Williams cited a 2021 national survey conducted by the Police Executive Research Forum that showed a 45% increase in retirements and an 18% increase in resignations over the previous year. The Thornburg Democrat also said the state Attorney General’s Office has said Pennsylvania has around 1,300 open policing positions across the state.

“The unprecedented vacancies that Pennsylvania is currently experiencing place a greater burden on our remaining officers with heavier caseloads, burnout, and increased stress,” Williams said in his legislative memorandum. “This makes it harder to find justice for victims, keep our residents safe, and build bonds between officers and the communities they serve.”

Pennsylvania isn’t the only state to consider taking action. Bipartisan legislation to abolish reoccurring physical fitness requirements for police officers in New Hampshire has been introduced in the New Hampshire Legislature — though New Hampshire’s officers would have to pass physical fitness requirements to get into the police academy and to graduate from the police academy.

According to a recent article in The Keene Sentinel, the current standard for a male officer aged 18 to 29 is 27 push-ups in a minute, 37 sit-ups in a minute, and a 1.5-mile run time of 12 minutes, 53 seconds. The standards are lowered proportionately for females, and as officers age every 10 years.

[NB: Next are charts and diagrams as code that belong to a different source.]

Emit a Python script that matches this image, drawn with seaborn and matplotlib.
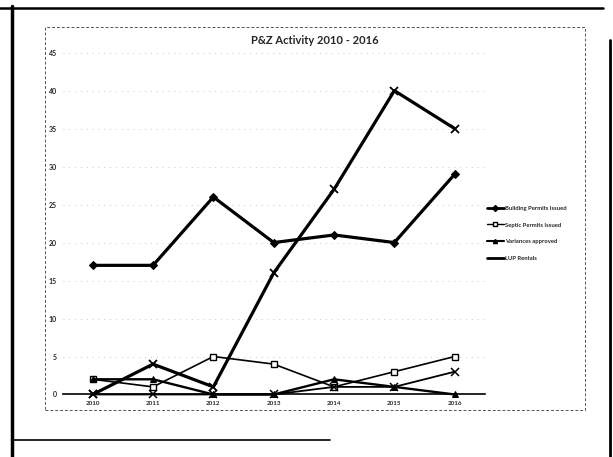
import matplotlib
matplotlib.use("Agg")
import matplotlib.pyplot as plt
import seaborn as sns
import pandas as pd
from matplotlib.lines import Line2D

years = ["2010", "2011", "2012", "2013", "2014", "2015", "2016"]
building_permits = [17, 17, 26, 20, 21, 20, 29]
septic_permits = [2, 1, 5, 4, 1, 3, 5]
variances = [2, 2, 0, 0, 2, 1, 0]
lup_rentals = [0, 4, 1, 16, 27, 40, 35]
other_series = [0, 0, 0, 0, 1, 1, 3]
legend_labels = ["Building Permits Issued", "Septic Permits Issued",
                 "Variances approved", "LUP Rentals"]
title = "P&Z Activity 2010 - 2016"
y_ticks = list(range(0, 50, 5))

sns.set_theme(style="white")
plt.rcParams['font.family'] = ['Lato', 'DejaVu Sans']

fig = plt.figure(figsize=(6.13, 4.57), dpi=100)
ax = fig.add_axes([0.102, 0.1368, 0.689, 0.748])

idx = list(range(len(years)))
series = [
    (building_permits, dict(lw=2.3, marker="D", ms=4.5, mfc="black", mec="black")),
    (septic_permits, dict(lw=1.2, marker="s", ms=5, mfc="white", mec="black", mew=1.0)),
    (variances, dict(lw=1.7, marker="^", ms=5, mfc="black", mec="black")),
    (lup_rentals, dict(lw=2.3, marker="x", ms=6, mec="black", mew=1.3)),
    (other_series, dict(lw=1.3, marker="x", ms=6, mec="black", mew=1.1)),
]
for vals, kw in series:
    df = pd.DataFrame({"x": idx, "y": vals})
    sns.lineplot(data=df, x="x", y="y", ax=ax, color="black", legend=False,
                 clip_on=False, zorder=3, **kw)

ax.set_xlim(-0.5, 6.5)
ax.set_ylim(0, 45)
ax.set_yticks(y_ticks)
ax.set_yticklabels([str(t) for t in y_ticks], fontsize=5, fontweight="bold")
ax.set_xticks(idx)
ax.set_xticklabels(years, fontsize=4.5, fontweight="bold")
ax.tick_params(axis="x", length=0, pad=5)
ax.tick_params(axis="y", length=0, pad=4)
ax.set_xlabel("")
ax.set_ylabel("")
for s in ["top", "right", "left"]:
    ax.spines[s].set_visible(False)
ax.spines["bottom"].set_color("black")
ax.spines["bottom"].set_linewidth(1.2)
ax.set_axisbelow(True)
ax.yaxis.grid(True, color="#888888", linestyle=(0, (1, 6)), linewidth=0.6, alpha=0.6)
ax.xaxis.grid(False)
ax.set_facecolor("none")

fig.text(0.514, 0.912, title, ha="center", va="center", fontsize=8, fontweight="bold")

handles = [
    Line2D([], [], color="black", lw=2.0, marker="D", ms=3, mfc="black"),
    Line2D([], [], color="black", lw=1.0, marker="s", ms=3, mfc="white", mec="black"),
    Line2D([], [], color="black", lw=1.5, marker="^", ms=3, mfc="black"),
    Line2D([], [], color="black", lw=2.0),
]
leg = fig.legend(handles, legend_labels, loc="upper left", bbox_to_anchor=(0.79, 0.555),
                 fontsize=4.2, frameon=False, handlelength=3.0, handletextpad=0.1,
                 labelspacing=2.0, borderaxespad=0)
for t in leg.get_texts():
    t.set_fontweight("bold")

# chart area (dashed) and page border
W, H = 613.0, 457.0
def fx(x): return x / W
def fy(y): return 1 - y / H
fig.add_artist(plt.Rectangle((fx(45), fy(410)), fx(585) - fx(45), fy(27) - fy(410),
                             transform=fig.transFigure, fill=False, lw=0.7,
                             ec="#555555", ls=(0, (3, 2))))
fig.add_artist(Line2D([fx(12), fx(12)], [0, fy(6)], transform=fig.transFigure, color="black", lw=2.5))
fig.add_artist(Line2D([fx(0), fx(603)], [fy(8), fy(8)], transform=fig.transFigure, color="black", lw=1.8))
fig.add_artist(Line2D([fx(610), fx(610)], [fy(40), 0], transform=fig.transFigure, color="black", lw=2.0))
fig.add_artist(Line2D([fx(12), fx(330)], [fy(440), fy(440)], transform=fig.transFigure, color="black", lw=1.2))

fig.savefig("out.png", dpi=100)
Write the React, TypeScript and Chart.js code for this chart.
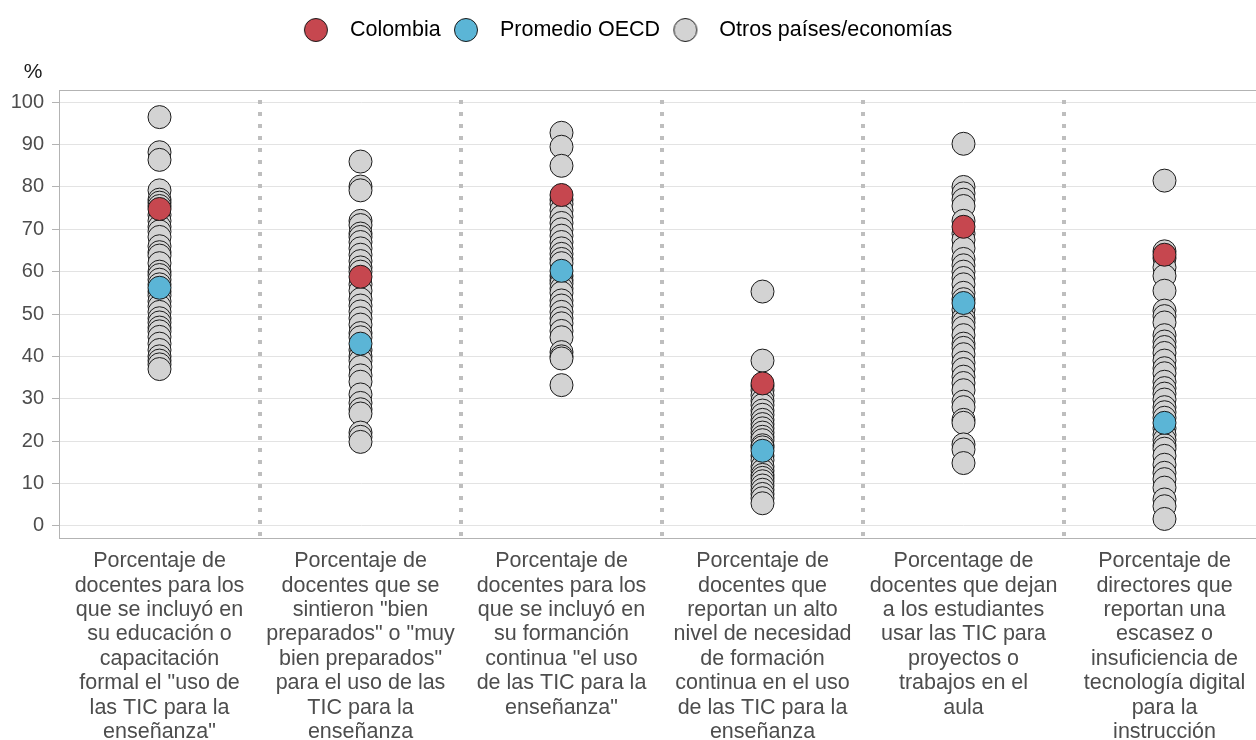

“The police chief from Hinsdale brought this to my attention because it’s difficult for them to get and retain police officers,” New Hampshire state Rep. Michael Abbott told the Sentinel. “In the situation we have here in Hinsdale, we border with Vermont and Massachusetts, where they don’t have any such requirement.”

And, last year the New York City Police Department made its fitness tests easier in the wake of a raft of retirements. NYPD leadership was considering eliminating a timed 1.5-mile run, had changed its wall-scaling test to be easier to pass and extended the time to complete an obstacle course to make it easier to pass, according to a July New York Post report.